Invece in che modo la musica può aiutare le persone con dislessia?

Il canto e il gioco musicale favoriscono lo sviluppo del linguaggio nel bambino e la sua capacità di categorizzare e riprodurre i fonemi. Un’ampia letteratura sperimentale ha dimostrato i benefici della formazione musicale per lo sviluppo delle abilità linguistiche e di lettura, della consapevolezza fonologica e della sensibilità al ritmo e all’altezza dei suoni. Studi da noi condotti presso il laboratorio di elettrofisiologia cognitiva dell’Università di Milano-Bicocca mostrano inoltre come l’alfabetizzazione musicale agisca direttamente sul meccanismo neurale di lettura (riconoscimento ortografico), favorendo lo sviluppo di una secondo centro per il riconoscimento simbolico nell’emisfero destro (normalmente solo localizzato nella corteccia occipito/temporale sinistra). Tale “area visiva per la lettura delle note” addestrata nel riconoscimento spaziale della notazione e del pentagramma, si attiverebbe automaticamente anche nella lettura di parole e supplirebbe ad un’anomala lateralizzazione funzionale del linguaggio in soggetti con una predisposizione genetica alla dislessia (per esempio con una lateralizzazione a destra del meccanismo di conversione grafema/fonema) esercitando un ruolo protettivo nei confronti del disturbo di lettura.    

Infine “Club Medici” promuove “Cultura è Salute”, il primo network nazionale per le arti ed il benessere dell’individuo. Più di 100 Associazioni, che lavorano appunto con le arti per il benessere e la salute, hanno già aderito. Cosa pensa di un progetto come questo? Crede nella forza della rete sul territorio?
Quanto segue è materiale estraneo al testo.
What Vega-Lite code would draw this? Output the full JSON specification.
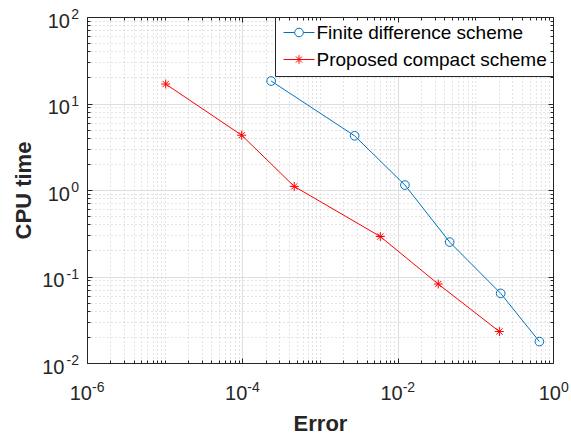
{
  "$schema": "https://vega.github.io/schema/vega-lite/v6.json",
  "autosize": {"type": "none"},
  "padding": {"left": 87, "top": 17, "right": 18, "bottom": 76},
  "width": 466,
  "height": 346,
  "config": {
    "view": {"stroke": null},
    "axis": {"labelFont": "Liberation Sans", "titleFont": "Liberation Sans", "labelColor": "#262626", "titleColor": "#262626", "labelFlush": false, "labelOverlap": false, "labelBound": false, "minExtent": 0, "maxExtent": 400},
    "legend": {"labelFont": "Liberation Sans"}
  },
  "data": {"values": [
    {"scheme": "Finite difference scheme", "error": 0.000235, "cpu": 18.2},
    {"scheme": "Finite difference scheme", "error": 0.00279, "cpu": 4.23},
    {"scheme": "Finite difference scheme", "error": 0.0124, "cpu": 1.14},
    {"scheme": "Finite difference scheme", "error": 0.0467, "cpu": 0.25},
    {"scheme": "Finite difference scheme", "error": 0.212, "cpu": 0.0638},
    {"scheme": "Finite difference scheme", "error": 0.668, "cpu": 0.0177},
    {"scheme": "Proposed compact scheme", "error": 0.0000103, "cpu": 16.8},
    {"scheme": "Proposed compact scheme", "error": 0.000098, "cpu": 4.3},
    {"scheme": "Proposed compact scheme", "error": 0.000466, "cpu": 1.1},
    {"scheme": "Proposed compact scheme", "error": 0.00597, "cpu": 0.29},
    {"scheme": "Proposed compact scheme", "error": 0.0333, "cpu": 0.0818},
    {"scheme": "Proposed compact scheme", "error": 0.204, "cpu": 0.0231}
  ]},
  "resolve": {"axis": {"x": "independent", "y": "independent"}},
  "layer": [
    {
      "mark": {"type": "line", "strokeWidth": 1},
      "encoding": {
        "x": {"field": "error", "type": "quantitative", "scale": {"type": "log", "domain": [0.000001, 1], "nice": false},
          "axis": {"orient": "bottom", "zindex": 0, "title": "Error", "titleFontSize": 22, "titleFontWeight": "bold", "titleBaseline": "alphabetic", "titlePadding": 67,
            "labels": false, "domain": true, "domainColor": "#262626", "domainWidth": 1,
            "values": [0.000001,0.000002,0.000003,0.000004,0.000005,0.000006,0.000007,0.000008,0.000009,0.00001,0.00002,0.00003,0.00004,0.00005,0.00006,0.00007,0.00008,0.00009,0.0001,0.0002,0.0003,0.0004,0.0005,0.0006,0.0007,0.0008,0.0009,0.001,0.002,0.003,0.004,0.005,0.006,0.007,0.008,0.009,0.01,0.02,0.03,0.04,0.05,0.06,0.07,0.08,0.09,0.1,0.2,0.3,0.4,0.5,0.6,0.7,0.8,0.9,1],
            "grid": true, "gridWidth": 1,
            "gridColor": {"condition": {"test": "abs(log(datum.value)/LN10/2 - round(log(datum.value)/LN10/2)) < 0.001", "value": "#dedede"}, "value": "#c9c9c9"},
            "gridDash": {"condition": {"test": "abs(log(datum.value)/LN10/2 - round(log(datum.value)/LN10/2)) < 0.001", "value": []}, "value": [1, 3]},
            "ticks": true, "tickColor": "#262626", "tickWidth": 1,
            "tickSize": {"condition": {"test": "abs(log(datum.value)/LN10/2 - round(log(datum.value)/LN10/2)) < 0.001", "value": -5}, "value": -3}}},
        "y": {"field": "cpu", "type": "quantitative", "scale": {"type": "log", "domain": [0.01, 100], "nice": false},
          "axis": {"orient": "left", "zindex": 0, "title": "CPU time", "titleFontSize": 22, "titleFontWeight": "bold", "titleBaseline": "alphabetic", "titlePadding": 56.5,
            "labels": false, "domain": true, "domainColor": "#262626", "domainWidth": 1,
            "values": [0.01,0.02,0.03,0.04,0.05,0.06,0.07,0.08,0.09,0.1,0.2,0.3,0.4,0.5,0.6,0.7,0.8,0.9,1,2,3,4,5,6,7,8,9,10,20,30,40,50,60,70,80,90,100],
            "grid": true, "gridWidth": 1,
            "gridColor": {"condition": {"test": "abs(log(datum.value)/LN10 - round(log(datum.value)/LN10)) < 0.001", "value": "#dedede"}, "value": "#c9c9c9"},
            "gridDash": {"condition": {"test": "abs(log(datum.value)/LN10 - round(log(datum.value)/LN10)) < 0.001", "value": []}, "value": [1, 3]},
            "ticks": true, "tickColor": "#262626", "tickWidth": 1,
            "tickSize": {"condition": {"test": "abs(log(datum.value)/LN10 - round(log(datum.value)/LN10)) < 0.001", "value": -5}, "value": -3}}},
        "color": {"field": "scheme", "type": "nominal",
          "scale": {"domain": ["Finite difference scheme", "Proposed compact scheme"], "range": ["#0072BD", "#FF0000"]},
          "legend": {"title": null, "orient": "top-right", "offset": 0, "padding": 6, "fillColor": "white", "strokeColor": "#262626", "symbolSize": 100, "symbolOffset": 8.5, "symbolStrokeWidth": 1, "labelFontSize": 19, "labelColor": "#000000", "labelOffset": 8, "labelLimit": 400, "rowPadding": 7,
            "encode": {"symbols": {"update": {"shape": {"signal": "datum.value === 'Finite difference scheme' ? 'M-3.1,0H-0.86M0.86,0H3.1M0.86,0A0.86,0.86,0,1,1,-0.86,0A0.86,0.86,0,1,1,0.86,0' : 'M-3.1,0H3.1M0,-0.86V0.86M-0.61,-0.61L0.61,0.61M-0.61,0.61L0.61,-0.61'"}, "fill": {"value": "transparent"}}}}}}
      }
    },
    {
      "transform": [{"filter": "datum.scheme === 'Finite difference scheme'"}],
      "mark": {"type": "point", "shape": "circle", "filled": false, "strokeWidth": 1, "size": 75, "opacity": 1},
      "encoding": {
        "x": {"field": "error", "type": "quantitative", "scale": {"type": "log", "domain": [0.000001, 1], "nice": false},
          "axis": {"orient": "bottom", "zindex": 1, "title": null, "domain": false, "ticks": false, "grid": false,
            "values": [0.000001, 0.0001, 0.01, 1], "labelExpr": "'10'", "labelFontSize": 20, "labelAlign": "right", "labelBaseline": "alphabetic", "labelPadding": 36,
            "labelOffset": {"condition": {"test": "datum.value > 0.5", "value": 7.5}, "value": 4.5}}},
        "y": {"field": "cpu", "type": "quantitative", "scale": {"type": "log", "domain": [0.01, 100], "nice": false},
          "axis": {"orient": "left", "zindex": 1, "title": null, "domain": false, "ticks": false, "grid": false,
            "values": [0.01, 0.1, 1, 10, 100], "labelExpr": "'10'", "labelFontSize": 20, "labelAlign": "right", "labelBaseline": "alphabetic", "labelOffset": 10,
            "labelPadding": {"condition": {"test": "datum.value < 0.5", "value": 23}, "value": 17.5}}},
        "color": {"field": "scheme", "type": "nominal",
          "scale": {"domain": ["Finite difference scheme", "Proposed compact scheme"], "range": ["#0072BD", "#FF0000"]},
          "legend": {"title": null, "orient": "top-right", "offset": 0, "padding": 6, "fillColor": "white", "strokeColor": "#262626", "symbolSize": 100, "symbolOffset": 8.5, "symbolStrokeWidth": 1, "labelFontSize": 19, "labelColor": "#000000", "labelOffset": 8, "labelLimit": 400, "rowPadding": 7,
            "encode": {"symbols": {"update": {"shape": {"signal": "datum.value === 'Finite difference scheme' ? 'M-3.1,0H-0.86M0.86,0H3.1M0.86,0A0.86,0.86,0,1,1,-0.86,0A0.86,0.86,0,1,1,0.86,0' : 'M-3.1,0H3.1M0,-0.86V0.86M-0.61,-0.61L0.61,0.61M-0.61,0.61L0.61,-0.61'"}, "fill": {"value": "transparent"}}}}}}
      }
    },
    {
      "transform": [{"filter": "datum.scheme === 'Proposed compact scheme'"}],
      "mark": {"type": "point", "shape": "M0,-1V1M-1,0H1M-0.7,-0.7L0.7,0.7M-0.7,0.7L0.7,-0.7", "filled": false, "strokeWidth": 1, "size": 80, "opacity": 1},
      "encoding": {
        "x": {"field": "error", "type": "quantitative", "scale": {"type": "log", "domain": [0.000001, 1], "nice": false}, "axis": null},
        "y": {"field": "cpu", "type": "quantitative", "scale": {"type": "log", "domain": [0.01, 100], "nice": false}, "axis": null},
        "color": {"field": "scheme", "type": "nominal",
          "scale": {"domain": ["Finite difference scheme", "Proposed compact scheme"], "range": ["#0072BD", "#FF0000"]},
          "legend": {"title": null, "orient": "top-right", "offset": 0, "padding": 6, "fillColor": "white", "strokeColor": "#262626", "symbolSize": 100, "symbolOffset": 8.5, "symbolStrokeWidth": 1, "labelFontSize": 19, "labelColor": "#000000", "labelOffset": 8, "labelLimit": 400, "rowPadding": 7,
            "encode": {"symbols": {"update": {"shape": {"signal": "datum.value === 'Finite difference scheme' ? 'M-3.1,0H-0.86M0.86,0H3.1M0.86,0A0.86,0.86,0,1,1,-0.86,0A0.86,0.86,0,1,1,0.86,0' : 'M-3.1,0H3.1M0,-0.86V0.86M-0.61,-0.61L0.61,0.61M-0.61,0.61L0.61,-0.61'"}, "fill": {"value": "transparent"}}}}}}
      }
    },
    {
      "mark": {"type": "point", "opacity": 0},
      "encoding": {
        "x": {"field": "error", "type": "quantitative", "scale": {"type": "log", "domain": [0.000001, 1], "nice": false},
          "axis": {"orient": "bottom", "zindex": 1, "title": null, "domain": false, "ticks": false, "grid": false,
            "values": [0.000001, 0.0001, 0.01, 1], "labelExpr": "'' + round(log(datum.value)/LN10)", "labelFontSize": 14, "labelAlign": "left", "labelBaseline": "alphabetic", "labelPadding": 28,
            "labelOffset": {"condition": {"test": "datum.value > 0.5", "value": 7.5}, "value": 4.5}}},
        "y": {"field": "cpu", "type": "quantitative", "scale": {"type": "log", "domain": [0.01, 100], "nice": false},
          "axis": {"orient": "left", "zindex": 1, "title": null, "domain": false, "ticks": false, "grid": false,
            "values": [0.01, 0.1, 1, 10, 100], "labelExpr": "'' + round(log(datum.value)/LN10)", "labelFontSize": 14, "labelAlign": "right", "labelBaseline": "alphabetic", "labelOffset": 1.5, "labelPadding": 8.5}}
      }
    },
    {
      "mark": {"type": "point", "opacity": 0},
      "encoding": {
        "x": {"field": "error", "type": "quantitative", "scale": {"type": "log", "domain": [0.000001, 1], "nice": false},
          "axis": {"orient": "top", "zindex": 1, "title": null, "labels": false, "grid": false, "domain": true, "domainColor": "#262626", "domainWidth": 1,
            "values": [0.000001,0.000002,0.000003,0.000004,0.000005,0.000006,0.000007,0.000008,0.000009,0.00001,0.00002,0.00003,0.00004,0.00005,0.00006,0.00007,0.00008,0.00009,0.0001,0.0002,0.0003,0.0004,0.0005,0.0006,0.0007,0.0008,0.0009,0.001,0.002,0.003,0.004,0.005,0.006,0.007,0.008,0.009,0.01,0.02,0.03,0.04,0.05,0.06,0.07,0.08,0.09,0.1,0.2,0.3,0.4,0.5,0.6,0.7,0.8,0.9,1],
            "ticks": true, "tickColor": "#262626", "tickWidth": 1,
            "tickSize": {"condition": {"test": "abs(log(datum.value)/LN10/2 - round(log(datum.value)/LN10/2)) < 0.001", "value": -5}, "value": -3}}},
        "y": {"field": "cpu", "type": "quantitative", "scale": {"type": "log", "domain": [0.01, 100], "nice": false},
          "axis": {"orient": "right", "zindex": 1, "title": null, "labels": false, "grid": false, "domain": true, "domainColor": "#262626", "domainWidth": 1,
            "values": [0.01,0.02,0.03,0.04,0.05,0.06,0.07,0.08,0.09,0.1,0.2,0.3,0.4,0.5,0.6,0.7,0.8,0.9,1,2,3,4,5,6,7,8,9,10,20,30,40,50,60,70,80,90,100],
            "ticks": true, "tickColor": "#262626", "tickWidth": 1,
            "tickSize": {"condition": {"test": "abs(log(datum.value)/LN10 - round(log(datum.value)/LN10)) < 0.001", "value": -5}, "value": -3}}}
      }
    }
  ]
}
Ritengo che l’associazionismo, il volontariato e le organizzazioni professionali che forniscono supporto psicosociale attraverso la cantoterapia, la musicoterapia, l’arteterapia e la pet-therapy, oltre a migliorare attivamente la salute ed il benessere delle persone, e a supplire alle eventuali inadeguatezze del sistema sanitario nazionale, svolgano (in molti casi) un ruolo centrale nella formazione scientifica degli operatori, e nello sviluppo di pratiche e modelli terapeutici rigorosi quanto “umanitari”, con una prospettiva rivolta non solo al miglioramento della salute “fisica” del paziente, ma anche del suo benessere globale, includente la sfera psicologica, emotiva e relazionale. È importante a questo proposito distinguere e valorizzare gli operatori che utilizzano un approccio rigoroso, per scoraggiare la proliferazione di teorie e pratiche pseudo-scientifiche (ad es., esoterismo), che si basano su assiomi e teorie mai dimostrate, a scopo di lucro, allontanando così maggiormente i professionisti in ambito sanitario che sono scettici sull’utilizzo delle arti nel processo terapeutico.